Learning to laugh also requires spending time in the company of people (or their books) who can help us see the divine comedy unfolding in the places we’ve missed it. When I tell the tale of a family vacation gone wrong, I tend to make it out to be a real sob story. Woe is me. But when I read a Patrick McManus story about a spectacularly disastrous camping trip, I laugh until I cry. And through Wodehouse’s stories, I’ve learned that pitying Bertie Wooster’s plight and laughing at his situation simultaneously are not mutually exclusive at all. Even so in life.

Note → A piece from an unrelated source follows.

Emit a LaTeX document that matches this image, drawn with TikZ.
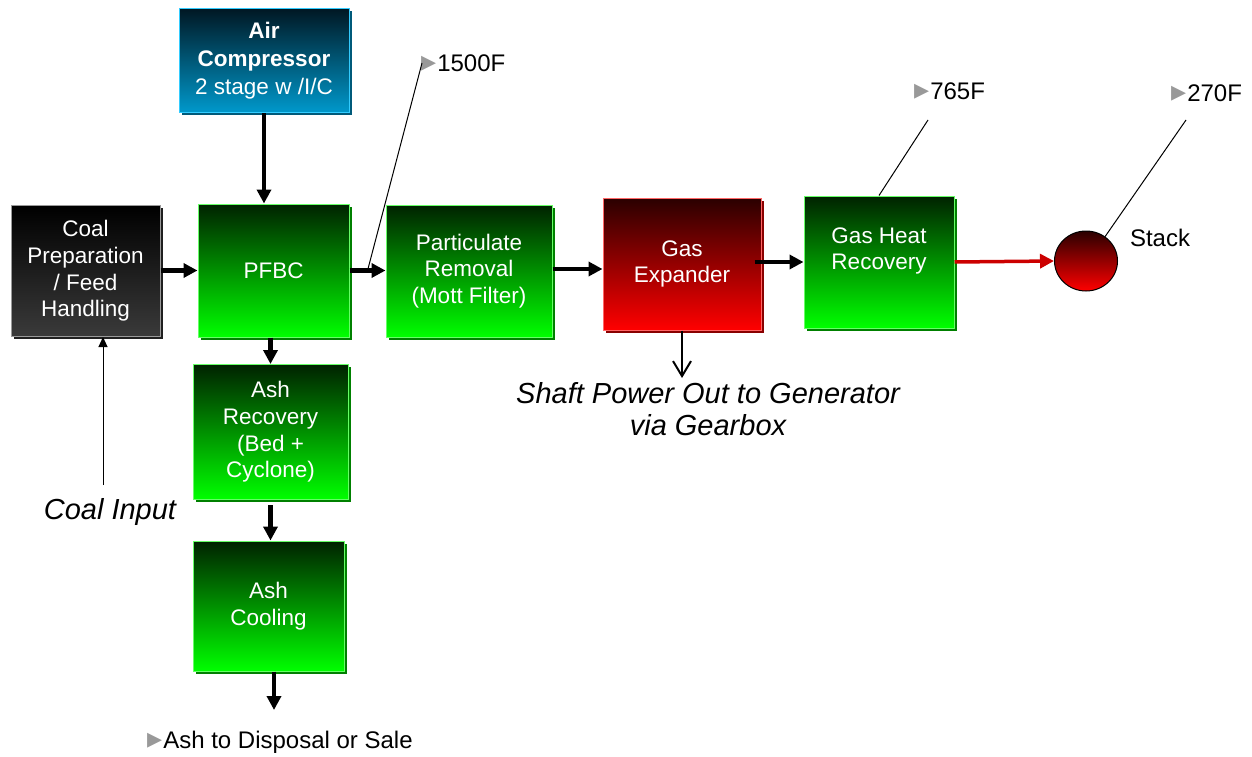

Sometimes, I realized, the only difference between a tragedy and a comedy is a few juicy similes and the perspective of the storyteller. And perspective is exactly what Christians should have, because God has given us a glimpse of the bigger picture and of the joy that awaits us on the other side of our sorrows. While the world may sink into despair or attempt to heal the wound lightly with empty sentiments, the gospel is true good news. Christ passed through death ahead of us and stripped it of its sting so that in him, even the grave is safe. Resting in the promises of God frees us to weep as those who have hope and to laugh whenever he brings comic relief.
Kings and Queens of Clay
Finding joy and laughter during our troubles also requires humility, gratitude, and trust in God. Pride, thanklessness, and fear are always at war with holy laughter, whether the trials we face are big or small. So which traits are we regularly rehearsing? How do we respond when we strike out in the ninth inning, feel the rain start to fall on our picnic, or remove our kids’ training wheels? I can tell you this: people who make angry excuses, complain about the weather, and wring their hands with worry do not suddenly turn around and laugh in the face of death.
Christians have a distinct comedic advantage because we know our place in the world. We must learn to revel in the wonderful and hilarious paradox of our lowly status as creatures of dust, susceptible to hangnails and hiccups, yet also exalted sons of God and heirs of the eternal kingdom. Only when this paradox settles in our bones may we look trouble in the eye and laugh at the days to come.
Suffering is hard. And sometimes to make room for laughter we must first empty ourselves of tears. But putting a little humor into our relationships, and our reading list, is a valuable way to train our sensibilities to delight in God’s plans — and to see past the pain to the punch line.